É incontestável o potencial da inteligência artificial para apoio à pesquisa jurídica, à revisão de documentos e à gestão e organização de processos, contribuindo com a sua rapidez da racionalidade algorítmica para identificar conceitos-chave, cláusulas contratuais, padrões nas decisões judiciais e semelhanças na aplicação de leis. Vejamos o exemplo do sistema Lexis+ (muito utilizado nos EUA, onde vigora um sistema de common law, em que os precedentes judiciais têm um valor vinculante), o qual presta ajuda aos advogados avaliando a probabilidade de sucesso dos seus casos com base em decisões passadas.

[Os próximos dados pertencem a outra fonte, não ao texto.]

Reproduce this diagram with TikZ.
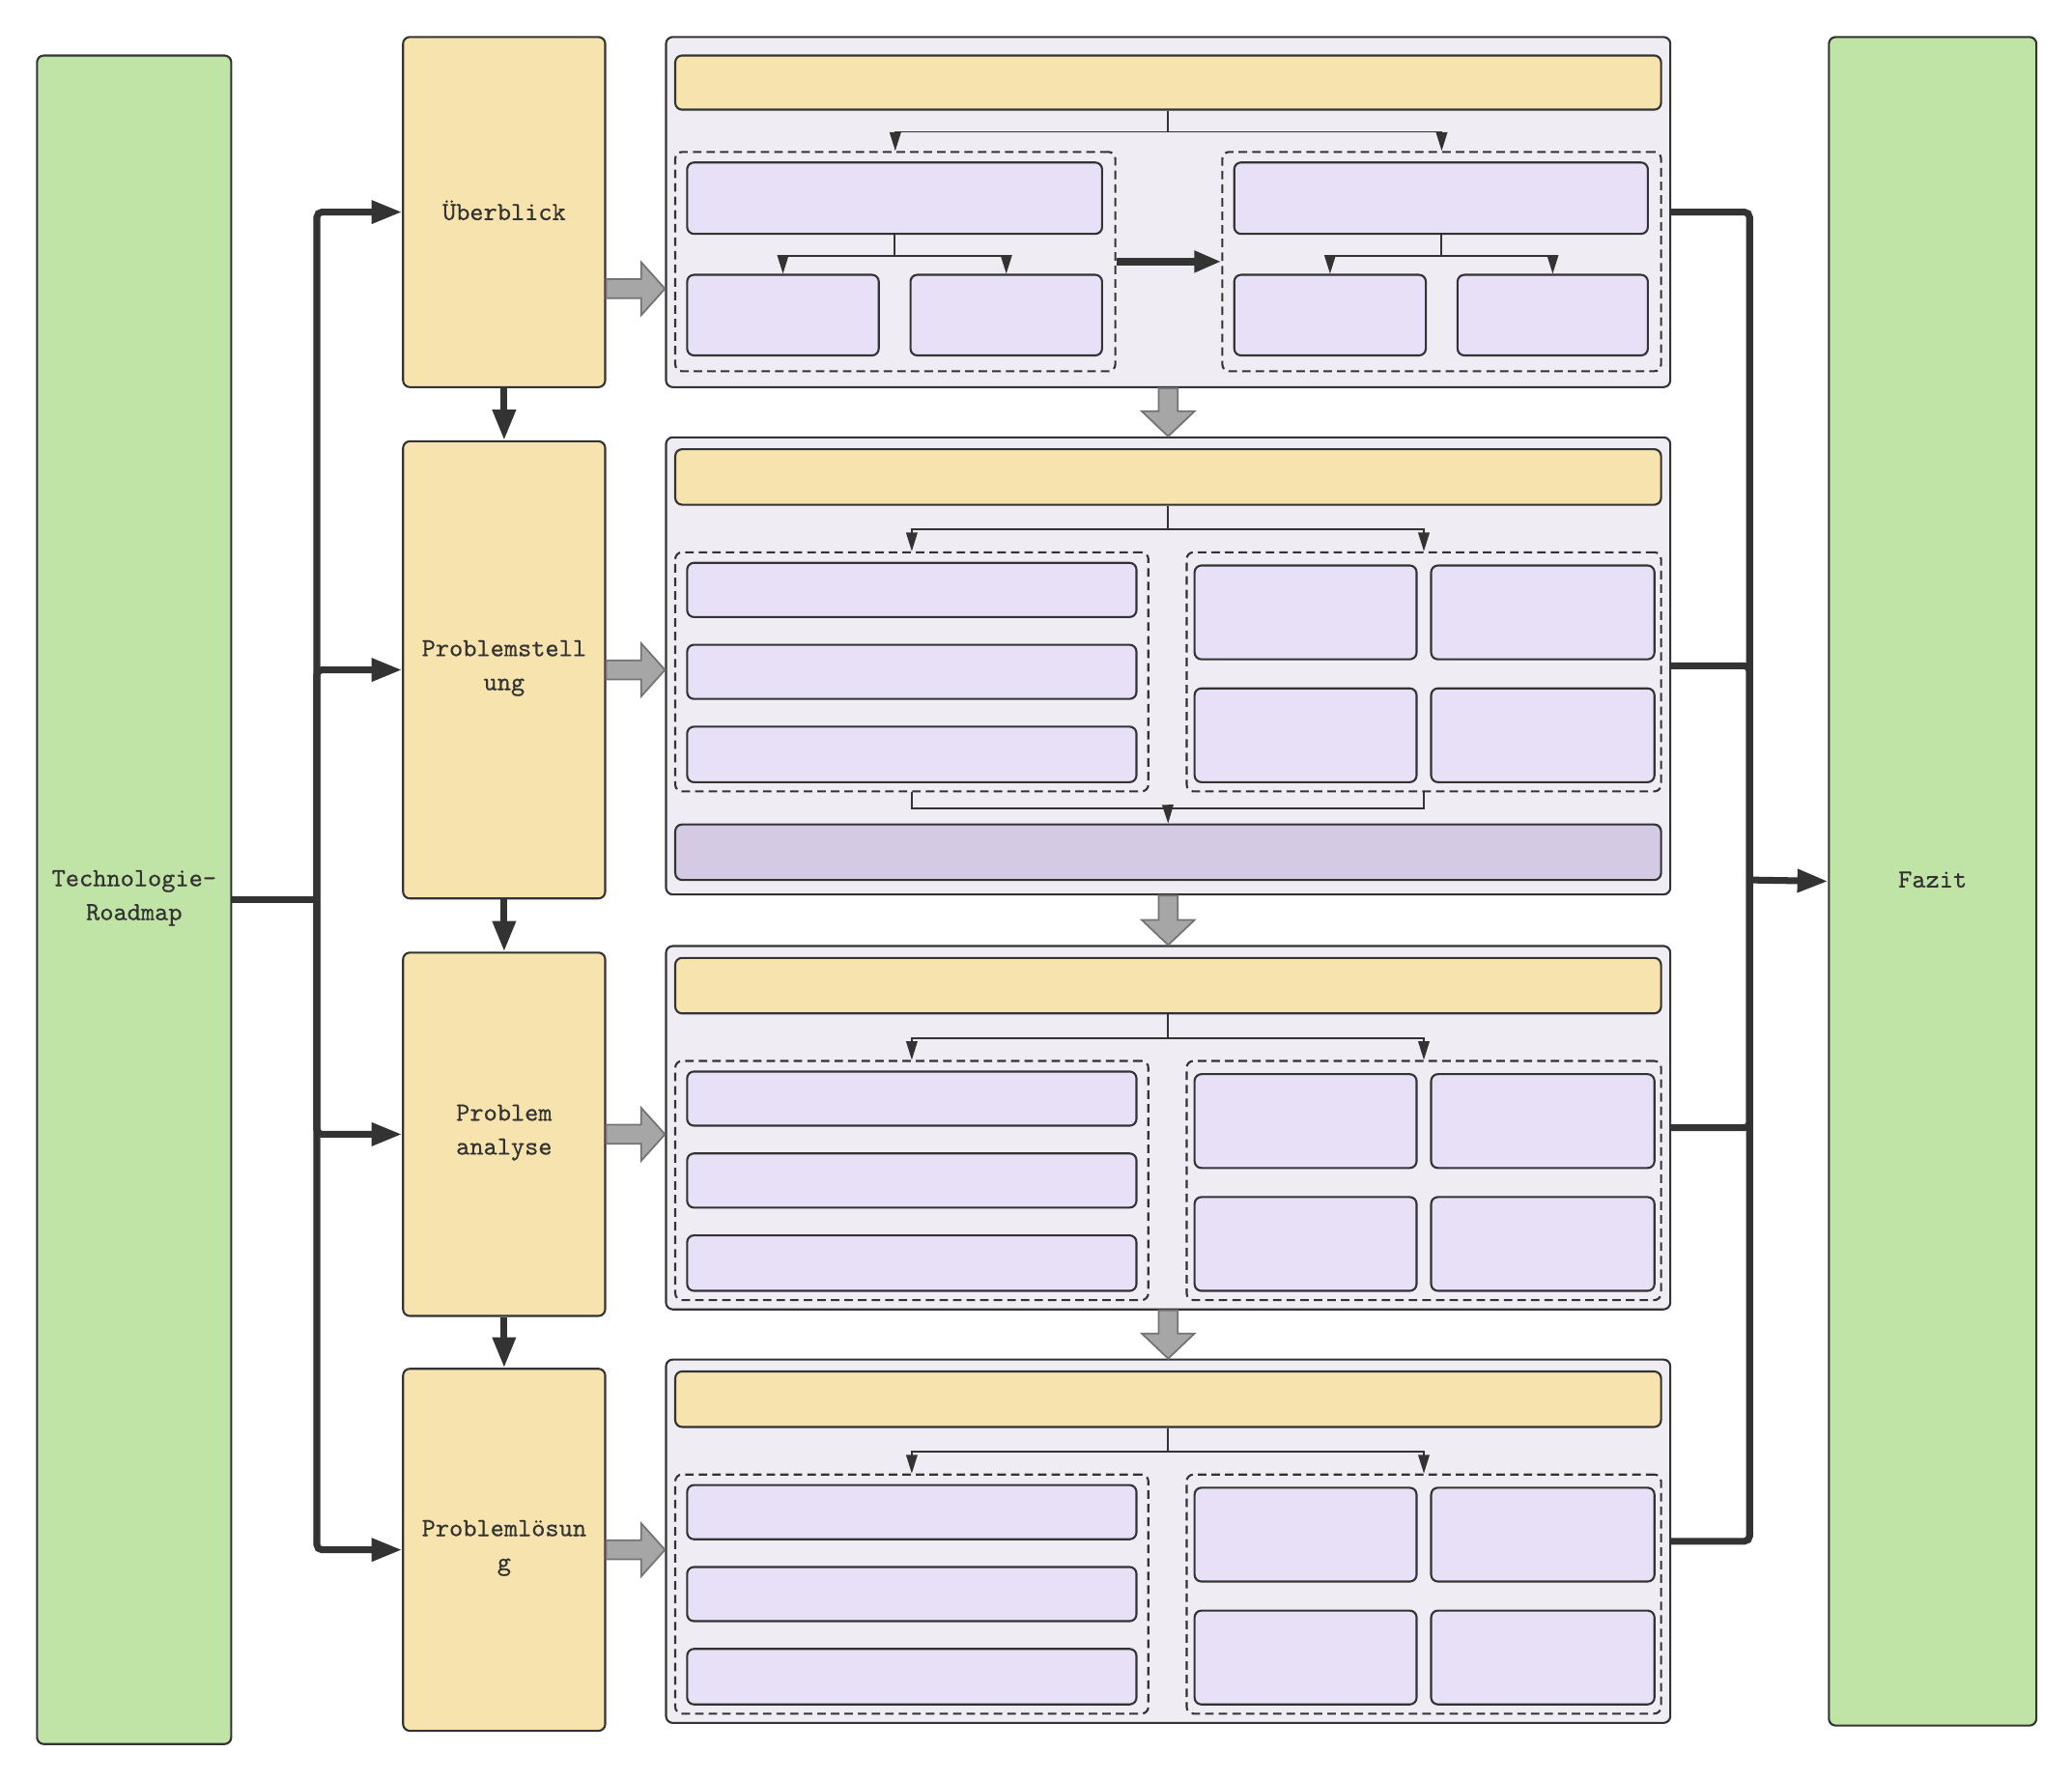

A lei – e leia-se, “lei” enquanto conceito amplo, isto é, qualquer fonte de direito – tem uma natureza “prescritiva” (para determinada realidade ou conceito x, prevê a solução y), pelo que a sua aplicação parece, à partida, de simples raciocínio dedutivo (se x, então y). É por este motivo que o Direito se torna num ramo apto à codificação através de inteligência artificial.
Porém, não é menos verdade que o Direito trabalha com palavras, as quais, como bem sabemos, podem ter múltiplos significados e sentidos, variáveis em função do contexto, ordem, organização sistemática, realidade concreta e tempo histórico. Também não é menos verdade que, apesar dos esforços encetados, a interpretação de palavras permanece uma atividade puramente humana. Por isso é que as discussões e decisões judiciais não se limitam ao “preto” ou “branco”, sendo, na verdade, muitas outras cores.
A ideia de que os robôs e máquinas venham, um dia, a substituir os seres humanos divide as opiniões – uns fascinam-se, outros temem-na.
No mundo do Direito, cabe aos profissionais colocarem ao seu dispor as inovações proporcionadas pela evolução tecnológica, fazendo delas meios ao serviço de uma prática jurídica mais eficiente, justa e coerente. E deverão fazê-lo sem medo, porque, afinal de contas, o pensamento jurídico permanecerá uma função humana e na certeza de que, no núcleo de todas as normas jurídicas vivem, acima de tudo, valores – e os valores não são “algoritmáveis” nem “computáveis”.
O Direito é, sem dúvida, uma ciência e uma técnica. Porém, é também uma arte e, portanto, não pode ser reduzido a códigos matemáticos exatos – este é o limite da aplicação da inteligência artificial ao Direito.
Sem prejuízo disso, não devemos deixar de olhar para os desafios que ela nos coloca – e em breve estaremos de olhos postos em mais um grande avanço.